London 2012 Men’s Pool A: Great Britain 1-1 Spain.

A splendid goalkeeping display from Cannock’s James Fair ensured Great Britain clung on for a tense draw and secured their first Olympic semi final spot since 1988.

After Australia’s demolition of Pakistan earlier in the day, both sides knew that it was between them for the second qualification position. Spain needed a win, whilst a draw would be enough for the hosts.

Both sides started in tentative fashion, knowing that the stakes for the game were high, however after five minutes Great Britain won a penalty corner after Glenn Kirkham drew a foot from Alexandre Fabregas. With everyone expecting a drag flick from Ashley Jackson, it was instead James Tindall whose effort was well saved by Quico Cortes before Jackson sent the rebound wide.

Jackson was involved again in his team’s attacking efforts when his excellent run and low cross was cleared by Cortes with none of Great Britain’s forwards reacting quickly enough to the situation.

Spain finally managed to force some pressure of their own and won a penalty corner on 23 minutes. A well-worked routine saw Xavi Lleonart shoot, but he was kept out by Fair with Iain Lewers clearing the danger.

The game was becoming increasingly cat and mouse with the hosts dominating the possession and Spain content to keep them at bay.

Harry Martin went close when he deflected the ball goal wards from a pass into the circle but he could get neither the power nor the accuracy to trouble Cortes.

Eddie Tubau swapped passes with Pau Quemada and looked set to shoot at goal, but he was eased off the ball by Ali Wilson and James Fair was able to clear.

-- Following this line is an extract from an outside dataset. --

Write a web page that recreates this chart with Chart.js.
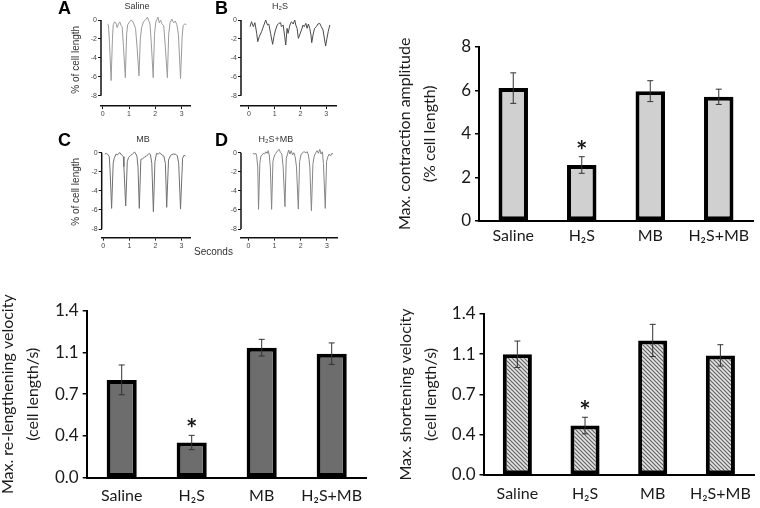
<!DOCTYPE html>
<html>
<head>
<meta charset="utf-8">
<script src="https://cdn.jsdelivr.net/npm/chart.js@4/dist/chart.umd.min.js"></script>
<style>
  body { margin: 0; background: #fff; }
  #fig { position: relative; width: 760px; height: 508px; overflow: hidden; }
  #fig canvas { position: absolute; }
  .tag { position: absolute; font: bold 18px 'Liberation Sans', Arial, sans-serif; line-height: 18px; color: #000; }
  .ttl { position: absolute; width: 100px; text-align: center; font: 9px 'Liberation Sans', Arial, sans-serif; line-height: 10px; color: #333; }
  .note { position: absolute; font: 10px 'Liberation Sans', Arial, sans-serif; color: #333; }
</style>
</head>
<body>
<div id="fig">
  <canvas id="trace-saline"></canvas>
  <canvas id="trace-h2s"></canvas>
  <canvas id="trace-mb"></canvas>
  <canvas id="trace-h2smb"></canvas>
  <canvas id="amplitude"></canvas>
  <canvas id="relengthening"></canvas>
  <canvas id="shortening"></canvas>
  <div class="tag" style="left:58px;top:-1px">A</div>
  <div class="tag" style="left:215px;top:-1px">B</div>
  <div class="tag" style="left:58px;top:131px">C</div>
  <div class="tag" style="left:215px;top:131px">D</div>
  <div class="ttl" style="left:87px;top:1px">Saline</div>
  <div class="ttl" style="left:230px;top:1px">H₂S</div>
  <div class="ttl" style="left:93px;top:134px">MB</div>
  <div class="ttl" style="left:226px;top:134px">H₂S+MB</div>
  <div class="note" style="left:194px;top:246px">Seconds</div>
</div>
<script>
// bar panels
const groups = ["Saline", "H\u2082S", "MB", "H\u2082S+MB"]
const amplitude = [6.1, 2.57, 5.96, 5.7]
const amplitudeErr = [0.7, 0.38, 0.48, 0.35]
const relengthening = [0.82, 0.295, 1.09, 1.04]
const relengtheningErr = [0.125, 0.06, 0.07, 0.09]
const shortening = [1.05, 0.43, 1.17, 1.04]
const shorteningErr = [0.115, 0.072, 0.14, 0.093]
const significance = ["", "*", "", ""]
const amplitudeTicks = [0, 2, 4, 6, 8]
const velocityTicks = [0, 0.35, 0.7, 1.05, 1.4]
const velocityTickLabels = ["0.0", "0.4", "0.7", "1.1", "1.4"]

// cell length traces (seconds, % of cell length)
const secondTicks = [0, 1, 2, 3]
const lengthTicks = [0, -2, -4, -6, -8]
const salineTime = [0.19,0.22,0.26,0.32,0.37,0.40,0.45,0.50,0.55,0.60,0.65,0.70,0.74,0.79,0.86,0.91,0.95,1.02,1.08,1.13,1.20,1.25,1.31,1.38,1.43,1.48,1.55,1.65,1.70,1.77,1.80,1.85,1.92,1.97,2.02,2.10,2.15,2.20,2.25,2.32,2.38,2.46,2.51,2.56,2.63,2.70,2.76,2.82,2.88,2.96,3.02,3.06,3.12,3.18]
const salineTrace = [-0.4,-0.6,-2.5,-6.4,-2.0,-0.5,-0.2,-0.3,-0.8,-0.4,-0.2,-0.6,-0.7,-2.8,-6.1,-1.5,-0.5,-0.2,0.0,-0.1,-0.5,-0.9,-3.0,-5.9,-2.0,-0.8,-0.2,0.1,0.3,-0.2,-0.5,-2.5,-6.1,-1.5,-0.2,0.3,-0.3,0.0,-0.4,-0.6,-2.8,-6.1,-1.5,-0.3,0.1,-0.3,-0.1,-0.5,-1.5,-6.2,-1.8,-0.6,-0.4,-0.5]
const h2sTime = [0.04,0.10,0.17,0.23,0.30,0.34,0.40,0.49,0.58,0.65,0.72,0.77,0.84,0.92,0.97,1.03,1.10,1.16,1.23,1.26,1.33,1.39,1.43,1.48,1.52,1.59,1.65,1.72,1.78,1.82,1.87,1.92,1.97,2.04,2.10,2.15,2.21,2.26,2.31,2.36,2.41,2.44,2.49,2.55,2.62,2.68,2.75,2.81,2.88,2.94,2.98,3.03,3.08,3.14]
const h2sTrace = [-0.70,-0.18,-0.70,-0.28,-1.41,-2.29,-1.76,-1.23,-0.53,0,-0.53,-0.42,-1.41,-2.57,-1.76,-1.06,-0.53,-0.35,-0.28,-0.70,-0.53,-1.76,-2.64,-0.88,-1.41,-0.53,-0.18,-0.42,0,-0.53,-0.88,-1.94,-1.58,-1.06,-0.53,-0.70,-0.35,-0.88,-0.42,-0.88,-1.58,-2.39,-1.58,-0.88,-0.70,-0.42,-0.35,-0.70,-1.06,-2.11,-2.75,-1.94,-1.23,-0.53]
const mbTime = [0.06,0.13,0.19,0.23,0.26,0.32,0.38,0.42,0.49,0.54,0.59,0.64,0.70,0.77,0.79,0.86,0.92,0.97,1.05,1.12,1.20,1.25,1.29,1.33,1.38,1.44,1.51,1.57,1.66,1.76,1.81,1.86,1.92,1.98,2.04,2.11,2.17,2.25,2.32,2.38,2.43,2.50,2.58,2.68,2.78,2.84,2.89,2.96,3.04,3.09,3.15]
const mbTrace = [-0.14,-0.07,-0.24,-0.42,-1.82,-5.84,-1.12,-0.59,-0.14,-0.24,-0.07,0,-0.24,-0.42,-1.47,-5.59,-0.94,-0.49,-0.28,-0.14,0.07,-0.14,-0.35,-1.47,-5.84,-0.70,-0.63,-0.49,-0.35,-0.07,-0.24,-1.12,-6.19,-0.94,-0.07,-0.14,0,-0.24,-0.35,-1.12,-5.73,-0.77,-0.28,-0.14,-0.17,-0.35,-1.12,-5.91,-0.59,-0.28,-0.35]
const h2smbTime = [0.17,0.23,0.29,0.32,0.36,0.39,0.44,0.48,0.53,0.57,0.62,0.67,0.72,0.76,0.80,0.84,0.89,0.94,0.99,1.05,1.12,1.18,1.23,1.28,1.33,1.40,1.45,1.50,1.54,1.59,1.64,1.69,1.74,1.79,1.84,1.91,1.96,2.01,2.07,2.13,2.20,2.25,2.30,2.35,2.41,2.47,2.52,2.58,2.63,2.68,2.73,2.78,2.83,2.87,2.94,2.99,3.04,3.09,3.14,3.19,3.24]
const h2smbTrace = [-0.07,-0.14,-0.07,-0.42,-1.47,-5.94,-1.12,-0.35,-0.24,-0.07,-0.14,0.10,-0.07,0.21,-0.24,-1.47,-5.94,-0.94,-0.35,-0.07,0.21,0.35,0,-0.14,-1.47,-5.66,-0.59,-0.14,0.28,-0.14,0.21,-0.24,0,-0.42,-1.47,-5.91,-0.94,-0.24,0,0.10,0,0.10,-0.24,-1.47,-6.08,-1.12,-0.35,0,0.21,-0.07,0.35,-0.14,0.10,-1.12,-5.84,-0.94,-0.42,-0.14,-0.35,-0.07,-0.14]

const barFont = "Lato, 'Noto Sans', sans-serif"
const traceFont = "'Liberation Sans', Arial, sans-serif"
const ink = "#1a1a1a"

function place(id, box) {
    const canvas = document.getElementById(id)
    canvas.width = box.width
    canvas.height = box.height
    canvas.style.left = box.left + "px"
    canvas.style.top = box.top + "px"
    return canvas
}

// y axis of the traces only runs from 0 to -8, detached from the x axis
const lengthAxis = {
    id: "lengthAxis",
    afterDraw(chart) {
        const y = chart.scales.y
        const x = chart.chartArea.left
        const ctx = chart.ctx
        ctx.save()
        ctx.strokeStyle = "#111"
        ctx.lineWidth = 1.5
        ctx.beginPath()
        ctx.moveTo(x, y.getPixelForValue(lengthTicks[0]))
        ctx.lineTo(x, y.getPixelForValue(lengthTicks[lengthTicks.length - 1]))
        ctx.stroke()
        ctx.restore()
    }
}

const errorBars = {
    id: "errorBars",
    afterDatasetsDraw(chart, args, opts) {
        const ctx = chart.ctx
        const y = chart.scales.y
        const values = chart.data.datasets[0].data
        ctx.save()
        chart.getDatasetMeta(0).data.forEach((bar, i) => {
            const top = y.getPixelForValue(values[i] + opts.errors[i])
            const bottom = y.getPixelForValue(values[i] - opts.errors[i])
            ctx.strokeStyle = "#333"
            ctx.lineWidth = 1
            ctx.beginPath()
            ctx.moveTo(bar.x, top)
            ctx.lineTo(bar.x, bottom)
            ctx.moveTo(bar.x - 3, top)
            ctx.lineTo(bar.x + 3, top)
            ctx.moveTo(bar.x - 3, bottom)
            ctx.lineTo(bar.x + 3, bottom)
            ctx.stroke()
            if (opts.marks[i]) {
                ctx.fillStyle = ink
                ctx.font = "bold 27px " + barFont
                ctx.textAlign = "center"
                ctx.textBaseline = "alphabetic"
                ctx.fillText(opts.marks[i], bar.x, top + 3)
            }
        })
        ctx.restore()
    }
}

function traceChart(p) {
    const canvas = place(p.id, p.box)
    const points = p.time.map((t, i) => ({ x: t, y: p.trace[i] }))
    new Chart(canvas, {
        type: "line",
        data: { datasets: [{ data: points, borderColor: p.color, borderWidth: 1, pointRadius: 0, tension: 0 }] },
        options: {
            responsive: false,
            animation: false,
            events: [],
            layout: { padding: { top: p.area.top - p.box.top, right: p.box.left + p.box.width - p.area.right } },
            plugins: { legend: { display: false }, tooltip: { enabled: false } },
            scales: {
                x: {
                    type: "linear",
                    min: p.x[0],
                    max: p.x[1],
                    afterBuildTicks: s => { s.ticks = secondTicks.map(v => ({ value: v })) },
                    afterFit: s => { s.height = p.box.top + p.box.height - p.area.bottom },
                    border: { color: "#111", width: 1.5 },
                    grid: { drawOnChartArea: false, tickLength: 3, color: "#111" },
                    ticks: { color: "#444", padding: 1, font: { family: traceFont, size: 7 } }
                },
                y: {
                    min: p.yMin,
                    max: 0.7,
                    afterBuildTicks: s => { s.ticks = lengthTicks.map(v => ({ value: v })) },
                    afterFit: s => { s.width = p.area.left - p.box.left },
                    border: { display: false },
                    grid: { drawOnChartArea: false, tickLength: 3, color: "#111" },
                    ticks: { color: "#444", padding: 1, font: { family: traceFont, size: 7 } },
                    title: {
                        display: !!p.yTitle,
                        text: p.yTitle,
                        color: "#333",
                        font: { family: traceFont, size: 10 },
                        padding: { top: 6, bottom: 0 }
                    }
                }
            }
        },
        plugins: [lengthAxis]
    })
}

function barChart(p) {
    const canvas = place(p.id, p.box)
    new Chart(canvas, {
        type: "bar",
        data: {
            labels: groups,
            datasets: [{
                data: p.values,
                backgroundColor: p.fill,
                borderColor: "#000",
                borderWidth: 4,
                borderSkipped: false,
                categoryPercentage: 1,
                barPercentage: 0.43
            }]
        },
        options: {
            responsive: false,
            animation: false,
            events: [],
            layout: { padding: { top: p.area.top - p.box.top, right: p.box.left + p.box.width - p.area.right } },
            plugins: {
                legend: { display: false },
                tooltip: { enabled: false },
                errorBars: { errors: p.errors, marks: significance }
            },
            scales: {
                x: {
                    afterFit: s => { s.height = p.box.top + p.box.height - p.area.bottom },
                    border: { color: "#000", width: 2 },
                    grid: { display: false, drawTicks: false },
                    ticks: { color: ink, padding: p.labelGap, font: { family: barFont, size: 16 } }
                },
                y: {
                    min: p.ticks[0],
                    max: p.ticks[p.ticks.length - 1],
                    afterBuildTicks: s => { s.ticks = p.ticks.map(v => ({ value: v })) },
                    afterFit: s => { s.width = p.area.left - p.box.left },
                    border: { color: "#000", width: 2 },
                    grid: { drawOnChartArea: false, tickLength: 4, color: "#000", lineWidth: 1.5 },
                    ticks: {
                        color: ink,
                        padding: 4,
                        font: { family: barFont, size: 17 },
                        callback: (v, i) => p.tickLabels[i]
                    },
                    title: {
                        display: true,
                        text: p.title,
                        color: ink,
                        font: { family: barFont, size: 16, lineHeight: "25px" },
                        padding: { top: p.titleGap, bottom: 0 }
                    }
                }
            }
        },
        plugins: [errorBars]
    })
}

function hatch() {
    const tile = document.createElement("canvas")
    tile.width = 4
    tile.height = 4
    const g = tile.getContext("2d")
    g.fillStyle = "#e4e4e4"
    g.fillRect(0, 0, 4, 4)
    g.strokeStyle = "#636363"
    g.lineWidth = 1.2
    g.beginPath()
    g.moveTo(-1, -1); g.lineTo(5, 5)
    g.moveTo(-1, 3); g.lineTo(1, 5)
    g.moveTo(3, -1); g.lineTo(5, 1)
    g.stroke()
    return g.createPattern(tile, "repeat")
}

traceChart({ id: "trace-saline", time: salineTime, trace: salineTrace, color: "#9b9b9b", yTitle: "% of cell length",
    box: { left: 64, top: 0, width: 140, height: 122 }, area: { left: 101, top: 13.4, right: 190, bottom: 106.1 }, x: [-0.065, 3.32], yMin: -9.1 })
traceChart({ id: "trace-h2s", time: h2sTime, trace: h2sTrace, color: "#4a4a4a", yTitle: "",
    box: { left: 215, top: 0, width: 130, height: 122 }, area: { left: 241, top: 13.4, right: 336.7, bottom: 106.1 }, x: [-0.31, 3.41], yMin: -9.1 })
traceChart({ id: "trace-mb", time: mbTime, trace: mbTrace, color: "#707070", yTitle: "% of cell length",
    box: { left: 64, top: 126, width: 140, height: 132 }, area: { left: 101.7, top: 146, right: 190.7, bottom: 237.6 }, x: [-0.06, 3.35], yMin: -8.9 })
traceChart({ id: "trace-h2smb", time: h2smbTime, trace: h2smbTrace, color: "#858585", yTitle: "",
    box: { left: 215, top: 126, width: 130, height: 132 }, area: { left: 241, top: 146, right: 337.3, bottom: 237.6 }, x: [-0.28, 3.40], yMin: -8.9 })

barChart({ id: "amplitude", values: amplitude, errors: amplitudeErr, fill: "#d0d0d0",
    ticks: amplitudeTicks, tickLabels: amplitudeTicks.map(String),
    title: ["Max. contraction amplitude", "(% cell length)"], titleGap: 22.5, labelGap: 5,
    box: { left: 370, top: 20, width: 390, height: 240 }, area: { left: 479, top: 46.7, right: 753, bottom: 221 } })
barChart({ id: "relengthening", values: relengthening, errors: relengtheningErr, fill: "#6d6d6d",
    ticks: velocityTicks, tickLabels: velocityTickLabels,
    title: ["Max. re-lengthening velocity", "(cell length/s)"], titleGap: -4.5, labelGap: 9,
    box: { left: 0, top: 290, width: 380, height: 218 }, area: { left: 86.7, top: 310.7, right: 366.7, bottom: 477.7 } })
barChart({ id: "shortening", values: shortening, errors: shorteningErr, fill: hatch(),
    ticks: velocityTicks, tickLabels: velocityTickLabels,
    title: ["Max. shortening velocity", "(cell length/s)"], titleGap: 13.5, labelGap: 9,
    box: { left: 380, top: 290, width: 380, height: 218 }, area: { left: 483.5, top: 314, right: 758, bottom: 475 } })
</script>
</body>
</html>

With time running out in the half Great Britain won another penalty corner. This time it was Jackson who flicked for goal, sending a bullet into the bottom corner to give Cortes no chance and Great Britain the lead.

The almost snatched another goal before half time, James Tindall’s snap shot was superbly diverted over the top by Cortes.

Straight after the restart Tubau seized on a defensive mistake and burst into the D. Fair was equal to the task and repelled his shot with his glove.

Spain were looking dangerous and Quemada and Tubau were linking up well, but just unable to find the final pass.

Great Britain forced another penalty corner. Jackson went for goal but his shot was charged down. Barry Middleton hit the rebound goal wards, but it cannoned off a combination of Tindall and the defender’s stick and somehow hit the crossbar.

In the 54th minute, Spain hauled themselves level. Harry Martin was deemed to have fouled in the D, and despite Great Britain’s referral the penalty corner was given. Quemada stepped up and levelled the scores with an unstoppable low flick into the corner.

There was a marked change in atmosphere amongst the home crowd as an air of uncertainty began to creep in. This seemed to spread to the players and Spain began to impose themselves as Great Britain retreated in an attempt to hang onto their semi final place.

Spain forced a series of penalty corners: First James Fair got the slightest touch to a drag flick to touch it wide. Then, the visitors pulled another corner past the post. With the tension reaching unbearable levels for the home fans, Fair kept out another corner with a good save.

With the drama still not over, Spain thought they had won two penalty corners in the dying moments, only for them to be overturned on consultation between the umpires. The Spanish players and Coach Dani Martin were left furious suggesting they had been denied by foul play and not by Great Britain’s abilities on the pitch. The home supporters will not care about any of that as their side go into Thursday’s semi-final with The Netherlands, whilst Spain have to content themselves with the classification matches instead.

A night of high drama, with no doubt more to come from what has been a superb tournament so far.